VIII. Penalty Grid at a Glance
Offense | Imprisonment | Fine | Accessory Penalties |
---|---|---|---|
Grave threats with demand (Art. 282 ¶1) | Prisión mayor | Up to ₱100 k | Forfeiture of weapon/computer used |
Cyber-grave threats (R.A. 10175 §6) | Next higher degree (reclusión temporal) | Up to ₱200 k | Mandatory confiscation of device & perpetual disqualification from public office |
Voyeuristic blackmail (R.A. 9995) | Prisión correccional | ₱100 k–₱500 k | Deportation if alien; deletion order |
Art. 356 blackmail | Arresto mayor | ≤ ₱200 k | Publication banned; devices destroyed |
IX. Practical Checklist for Victims
- DO quietly collect copies of all communications before confronting the blackmailer.

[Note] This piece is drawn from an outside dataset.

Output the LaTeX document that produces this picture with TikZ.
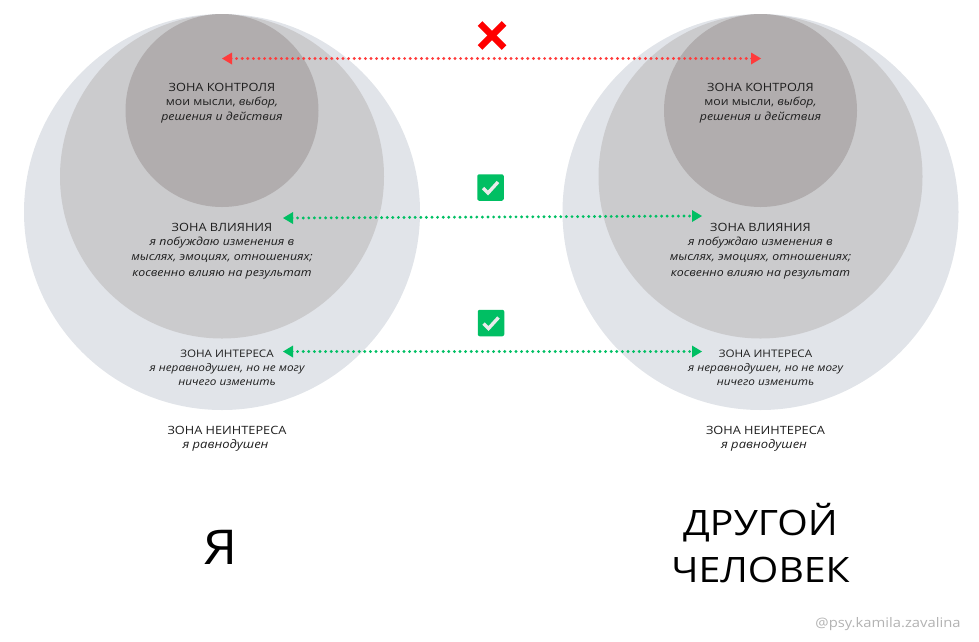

- DON’T pay. Payment doesn’t extinguish criminal liability and often emboldens repeat demands.
- DO file quickly—prescriptive period for grave threats is 10 years, but for light threats 2 months only (Art. 90 RPC).
- DO consider a temporary protection order if offender is an intimate partner.
- DON’T delete any file; even embarrassing material is crucial evidence (Rule 132 §3).
- DO ask the prosecutor to invoke in camera review if evidence is intimate (Sec. 11, R.A. 9995 IRR).
X. Conclusion
Blackmail—whether whispered in a dark alley or blasted across an encrypted messaging app—remains punishable under a dense web of Philippine laws. The Revised Penal Code supplies the core offenses; modern statutes like the Cybercrime Prevention Act, Anti-Voyeurism Act, Data Privacy Act and VAWC law expand coverage to digital, intimate, and gender-based harms. Victims now enjoy robust procedural tools: expedited electronic warrants, specialized cybercrime courts, and privacy-protective writs.
For the practitioner, the strategic task is charge-selection and evidence architecture—identifying which statute offers both the gravamen most closely matching the blackmailer’s conduct and the highest likelihood of swift relief. For the public, the message is simple: threats to reveal secrets for gain are crimes, offline and online, and the law is ready—with stronger teeth after 2017 (R.A. 10951) and 2024 (Budapest Convention accession)—to bite back.
(This guide is for educational purposes and is not a substitute for individualized legal advice.)